Publication information
- Publisher: DC Comics
- First appearance: Adventure Comics #229 (October 1956)
- Created by: Ramona Fradon

In-story information
- Species: Pre-Crisis Sentient octopus Post-Crisis Anthropomorphic squid New 52 Sea monster
- Team affiliations: Atlantis
- Partnerships: Aquaman

= Topo (DC Comics) =

Topo is the name of several characters appearing in American comic books published by DC Comics, notable as a loyal sidekick to Aquaman.

==Publication history==
Topo first appeared in Adventure Comics #229 (October 1956), and was created by Ramona Fradon.

As of current continuity, there have been three different versions of the character. The first version is an intelligent octopus who is usually seen babysitting Aquababy in pre-Crisis continuity. The second is an anthropomorphic octopus and an ally of the second Aquaman. The third is a monstrous octopus-crab hybrid who Aquaman can summon using a special conch.

==Fictional character history==
===Sentient octopus version===
The original Topo was born in or near the undersea continent of Atlantis, where he became a favored pet of Aquaman. The creature appears to be gifted with an exceptional intelligence compared to that of an average octopus, and possesses superior dexterity and problem solving skills as well. Topo once demonstrated his skill with a bow and arrow, and was even known to have developed a keen ear for music; supposedly he was able to play several musical instruments simultaneously.
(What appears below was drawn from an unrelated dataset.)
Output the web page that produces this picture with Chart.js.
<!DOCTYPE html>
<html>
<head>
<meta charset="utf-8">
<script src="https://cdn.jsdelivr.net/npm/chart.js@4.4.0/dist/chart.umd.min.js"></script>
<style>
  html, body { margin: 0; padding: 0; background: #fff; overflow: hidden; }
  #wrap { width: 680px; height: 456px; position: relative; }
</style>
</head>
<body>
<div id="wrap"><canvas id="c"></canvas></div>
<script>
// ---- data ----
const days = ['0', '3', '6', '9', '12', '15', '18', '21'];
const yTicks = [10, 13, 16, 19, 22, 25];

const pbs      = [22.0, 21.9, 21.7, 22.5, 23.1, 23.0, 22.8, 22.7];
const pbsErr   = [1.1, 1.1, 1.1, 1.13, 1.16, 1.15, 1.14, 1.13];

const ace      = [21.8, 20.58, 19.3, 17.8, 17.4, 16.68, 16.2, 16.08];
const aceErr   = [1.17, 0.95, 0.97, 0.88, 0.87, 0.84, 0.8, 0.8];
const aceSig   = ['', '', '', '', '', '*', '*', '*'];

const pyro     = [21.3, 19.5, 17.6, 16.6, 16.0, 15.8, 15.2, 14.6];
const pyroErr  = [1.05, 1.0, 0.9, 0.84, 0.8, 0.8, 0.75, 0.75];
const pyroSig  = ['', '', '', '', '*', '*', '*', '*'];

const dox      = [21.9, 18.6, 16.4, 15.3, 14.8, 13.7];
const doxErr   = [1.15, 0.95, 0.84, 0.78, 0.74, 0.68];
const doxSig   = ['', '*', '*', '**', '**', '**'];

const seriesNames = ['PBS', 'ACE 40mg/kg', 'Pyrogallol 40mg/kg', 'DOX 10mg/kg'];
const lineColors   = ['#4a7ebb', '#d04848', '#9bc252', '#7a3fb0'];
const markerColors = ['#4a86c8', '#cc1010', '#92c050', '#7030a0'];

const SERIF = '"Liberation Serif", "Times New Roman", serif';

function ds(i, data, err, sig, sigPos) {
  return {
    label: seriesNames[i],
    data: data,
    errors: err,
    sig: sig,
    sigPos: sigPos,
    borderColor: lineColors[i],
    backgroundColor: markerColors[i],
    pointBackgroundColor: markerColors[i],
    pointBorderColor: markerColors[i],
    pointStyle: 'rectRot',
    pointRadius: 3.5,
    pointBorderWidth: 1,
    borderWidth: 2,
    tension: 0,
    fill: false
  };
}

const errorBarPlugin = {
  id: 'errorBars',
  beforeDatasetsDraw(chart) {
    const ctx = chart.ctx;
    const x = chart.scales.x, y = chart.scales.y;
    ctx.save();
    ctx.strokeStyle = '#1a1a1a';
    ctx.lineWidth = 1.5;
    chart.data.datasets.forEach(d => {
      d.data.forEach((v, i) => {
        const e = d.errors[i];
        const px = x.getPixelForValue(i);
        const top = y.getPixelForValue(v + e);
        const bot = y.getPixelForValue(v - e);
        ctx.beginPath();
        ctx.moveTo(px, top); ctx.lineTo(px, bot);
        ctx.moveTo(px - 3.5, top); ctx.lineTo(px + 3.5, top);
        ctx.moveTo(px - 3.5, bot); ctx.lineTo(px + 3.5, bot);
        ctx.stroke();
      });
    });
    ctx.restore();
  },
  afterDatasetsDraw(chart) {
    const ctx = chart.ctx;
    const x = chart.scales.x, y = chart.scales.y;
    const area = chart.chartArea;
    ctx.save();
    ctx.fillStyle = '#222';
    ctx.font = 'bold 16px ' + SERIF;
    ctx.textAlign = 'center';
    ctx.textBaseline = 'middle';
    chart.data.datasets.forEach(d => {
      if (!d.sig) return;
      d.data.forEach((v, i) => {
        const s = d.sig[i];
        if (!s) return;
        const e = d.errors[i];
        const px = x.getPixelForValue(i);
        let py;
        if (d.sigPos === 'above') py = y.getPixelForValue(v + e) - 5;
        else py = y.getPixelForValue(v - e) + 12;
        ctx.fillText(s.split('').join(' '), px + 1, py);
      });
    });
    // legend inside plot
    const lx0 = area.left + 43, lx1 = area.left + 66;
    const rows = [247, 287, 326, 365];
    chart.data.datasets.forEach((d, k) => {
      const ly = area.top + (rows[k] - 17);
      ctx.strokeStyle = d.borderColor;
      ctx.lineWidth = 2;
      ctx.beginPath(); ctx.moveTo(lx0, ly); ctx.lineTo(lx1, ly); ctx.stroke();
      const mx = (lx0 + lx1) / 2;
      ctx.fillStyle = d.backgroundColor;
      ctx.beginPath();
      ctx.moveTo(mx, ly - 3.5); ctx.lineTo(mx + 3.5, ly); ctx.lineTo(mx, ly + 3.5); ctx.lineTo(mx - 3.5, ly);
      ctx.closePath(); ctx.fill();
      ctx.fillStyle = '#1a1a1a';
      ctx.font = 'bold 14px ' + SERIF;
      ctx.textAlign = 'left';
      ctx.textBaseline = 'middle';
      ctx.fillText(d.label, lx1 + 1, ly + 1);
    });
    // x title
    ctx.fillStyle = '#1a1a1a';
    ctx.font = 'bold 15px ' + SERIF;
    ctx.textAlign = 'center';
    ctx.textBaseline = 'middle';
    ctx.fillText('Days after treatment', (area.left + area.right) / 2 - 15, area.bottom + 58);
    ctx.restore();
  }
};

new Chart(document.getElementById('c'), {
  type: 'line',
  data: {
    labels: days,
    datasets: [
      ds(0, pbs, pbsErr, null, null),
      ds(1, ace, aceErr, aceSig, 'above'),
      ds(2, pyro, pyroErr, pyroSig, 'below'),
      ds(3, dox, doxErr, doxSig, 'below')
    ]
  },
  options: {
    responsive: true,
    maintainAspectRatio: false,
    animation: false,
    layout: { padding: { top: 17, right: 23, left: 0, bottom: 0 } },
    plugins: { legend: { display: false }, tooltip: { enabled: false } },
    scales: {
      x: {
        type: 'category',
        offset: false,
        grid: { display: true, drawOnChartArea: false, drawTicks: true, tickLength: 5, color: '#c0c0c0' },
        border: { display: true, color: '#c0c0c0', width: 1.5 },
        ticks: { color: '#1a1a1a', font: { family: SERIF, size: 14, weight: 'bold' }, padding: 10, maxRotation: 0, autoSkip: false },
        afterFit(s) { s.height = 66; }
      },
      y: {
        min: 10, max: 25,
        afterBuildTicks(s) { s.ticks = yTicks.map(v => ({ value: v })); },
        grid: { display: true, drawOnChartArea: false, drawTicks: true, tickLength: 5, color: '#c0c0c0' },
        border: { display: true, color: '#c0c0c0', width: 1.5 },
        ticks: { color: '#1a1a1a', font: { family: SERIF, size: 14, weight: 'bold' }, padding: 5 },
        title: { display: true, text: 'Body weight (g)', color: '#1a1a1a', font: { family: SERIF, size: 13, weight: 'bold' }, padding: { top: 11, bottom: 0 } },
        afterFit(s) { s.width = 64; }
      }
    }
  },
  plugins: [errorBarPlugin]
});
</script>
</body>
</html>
===Humanoid octopus version===
The second incarnation of Topo appears in Aquaman: Sword of Atlantis, as part of the "One Year Later". This version is a humanoid octopus. He aids Mera, Tempest, and Cal Durham in returning to Sub Diego, only to learn that the city has been taken over by Black Manta. When Black Manta orders his goons to attack the group, Topo takes position and squirts ink as a distraction so they can escape.

===Sea monster version===
In The New 52, Topo is reintroduced as a sea monster, resembling an octopus-crab hybrid, whom Aquaman can summon with a special conch. Aquaman summons it to deal with the Scavenger, and uses his full telepathic power to unleash the creature on the Scavenger's fleet. However, this version of Topo is found to be too intelligent to be controlled by Aquaman's telepathy; while the creature manages to destroy the enemy submarines, the strain of mentally commanding Topo causes Aquaman to suffer from nosebleeding before becoming unconscious.

==Other versions==

- An alternate universe variant of Topo appears in Flashpoint Beyond. This version is a member of the Atlantean army whose family was killed by Wonder Woman.
- Topo appears in DC Super Friends, Tiny Titans, and the Scooby-Doo comics.

==In other media==
- Topo appears in Young Justice, voiced by James Arnold Taylor. This version is a friend of Aqualad and a student of the Conservatory of Sorcery who later becomes prime minister of the Atlantean city-state of Lemuria.
- Topo (Tactical Observation and Pursuit Operative) appears in the DC Extended Universe films Aquaman and Aquaman and the Lost Kingdom. This version is genetically engineered to possess enhanced intelligence and is skilled in espionage.